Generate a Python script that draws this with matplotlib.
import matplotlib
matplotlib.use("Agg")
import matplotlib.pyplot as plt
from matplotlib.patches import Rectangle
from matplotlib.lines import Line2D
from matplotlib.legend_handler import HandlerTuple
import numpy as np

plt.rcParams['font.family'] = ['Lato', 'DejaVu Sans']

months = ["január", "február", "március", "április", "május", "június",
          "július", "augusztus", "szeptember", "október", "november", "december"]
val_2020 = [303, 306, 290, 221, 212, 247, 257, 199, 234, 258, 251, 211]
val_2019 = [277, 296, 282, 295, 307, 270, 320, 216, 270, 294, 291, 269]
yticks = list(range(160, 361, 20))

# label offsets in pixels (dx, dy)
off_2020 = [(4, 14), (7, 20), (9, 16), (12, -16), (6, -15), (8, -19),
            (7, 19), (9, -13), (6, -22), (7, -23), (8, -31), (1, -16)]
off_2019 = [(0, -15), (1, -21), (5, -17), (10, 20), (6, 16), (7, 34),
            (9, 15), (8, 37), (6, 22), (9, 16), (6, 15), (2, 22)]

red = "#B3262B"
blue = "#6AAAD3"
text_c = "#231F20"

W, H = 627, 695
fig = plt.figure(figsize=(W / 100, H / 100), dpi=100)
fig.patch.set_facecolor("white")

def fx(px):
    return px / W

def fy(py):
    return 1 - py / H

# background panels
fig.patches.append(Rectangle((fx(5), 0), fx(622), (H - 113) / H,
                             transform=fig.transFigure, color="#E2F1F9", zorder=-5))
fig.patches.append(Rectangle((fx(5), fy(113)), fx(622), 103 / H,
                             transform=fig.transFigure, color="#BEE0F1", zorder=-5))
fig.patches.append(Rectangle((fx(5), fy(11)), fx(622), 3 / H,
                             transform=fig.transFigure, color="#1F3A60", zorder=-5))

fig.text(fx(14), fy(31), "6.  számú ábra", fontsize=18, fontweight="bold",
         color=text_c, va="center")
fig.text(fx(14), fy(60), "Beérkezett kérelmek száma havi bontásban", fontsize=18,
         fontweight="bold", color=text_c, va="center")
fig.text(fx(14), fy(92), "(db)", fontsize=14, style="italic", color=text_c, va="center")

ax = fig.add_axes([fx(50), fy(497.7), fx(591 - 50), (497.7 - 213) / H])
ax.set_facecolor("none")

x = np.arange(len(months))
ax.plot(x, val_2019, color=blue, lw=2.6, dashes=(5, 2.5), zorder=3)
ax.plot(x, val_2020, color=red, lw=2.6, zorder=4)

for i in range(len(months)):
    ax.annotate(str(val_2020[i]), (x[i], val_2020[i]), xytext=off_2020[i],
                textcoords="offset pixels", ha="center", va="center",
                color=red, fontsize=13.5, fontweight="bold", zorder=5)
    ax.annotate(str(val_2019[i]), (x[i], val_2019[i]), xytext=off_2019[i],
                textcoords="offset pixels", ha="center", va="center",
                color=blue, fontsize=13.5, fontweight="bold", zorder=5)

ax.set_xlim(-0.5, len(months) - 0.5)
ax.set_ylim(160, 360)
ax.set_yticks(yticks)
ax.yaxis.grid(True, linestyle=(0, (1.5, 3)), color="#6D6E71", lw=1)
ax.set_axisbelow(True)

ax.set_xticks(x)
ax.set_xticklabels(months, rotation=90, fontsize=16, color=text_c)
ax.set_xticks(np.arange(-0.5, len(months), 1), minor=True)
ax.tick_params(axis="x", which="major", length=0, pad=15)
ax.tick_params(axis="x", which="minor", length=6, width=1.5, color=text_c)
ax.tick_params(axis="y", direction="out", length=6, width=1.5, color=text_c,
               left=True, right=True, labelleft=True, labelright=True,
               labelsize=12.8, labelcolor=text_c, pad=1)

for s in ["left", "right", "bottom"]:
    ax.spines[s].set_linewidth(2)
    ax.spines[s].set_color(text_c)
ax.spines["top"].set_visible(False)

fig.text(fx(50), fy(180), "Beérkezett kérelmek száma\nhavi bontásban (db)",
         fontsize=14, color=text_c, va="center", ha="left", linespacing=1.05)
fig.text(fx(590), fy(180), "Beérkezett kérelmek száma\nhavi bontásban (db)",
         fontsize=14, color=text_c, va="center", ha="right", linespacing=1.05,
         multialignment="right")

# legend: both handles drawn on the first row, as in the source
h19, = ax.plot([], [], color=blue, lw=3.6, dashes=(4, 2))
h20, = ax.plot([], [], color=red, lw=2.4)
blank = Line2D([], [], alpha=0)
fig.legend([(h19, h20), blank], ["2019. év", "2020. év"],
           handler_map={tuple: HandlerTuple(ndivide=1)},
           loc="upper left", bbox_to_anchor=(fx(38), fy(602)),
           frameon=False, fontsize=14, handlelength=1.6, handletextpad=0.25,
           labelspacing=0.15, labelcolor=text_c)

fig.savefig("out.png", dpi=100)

# # # # # # #

Write out, exactly and with nothing else, the lines of the listing above from its first line through the line with "import numpy as np".

EXERCISE RESPONSE
Generate a Python script that draws this with matplotlib.
import matplotlib
matplotlib.use("Agg")
import matplotlib.pyplot as plt
from matplotlib.patches import Rectangle
from matplotlib.lines import Line2D
from matplotlib.legend_handler import HandlerTuple
import numpy as np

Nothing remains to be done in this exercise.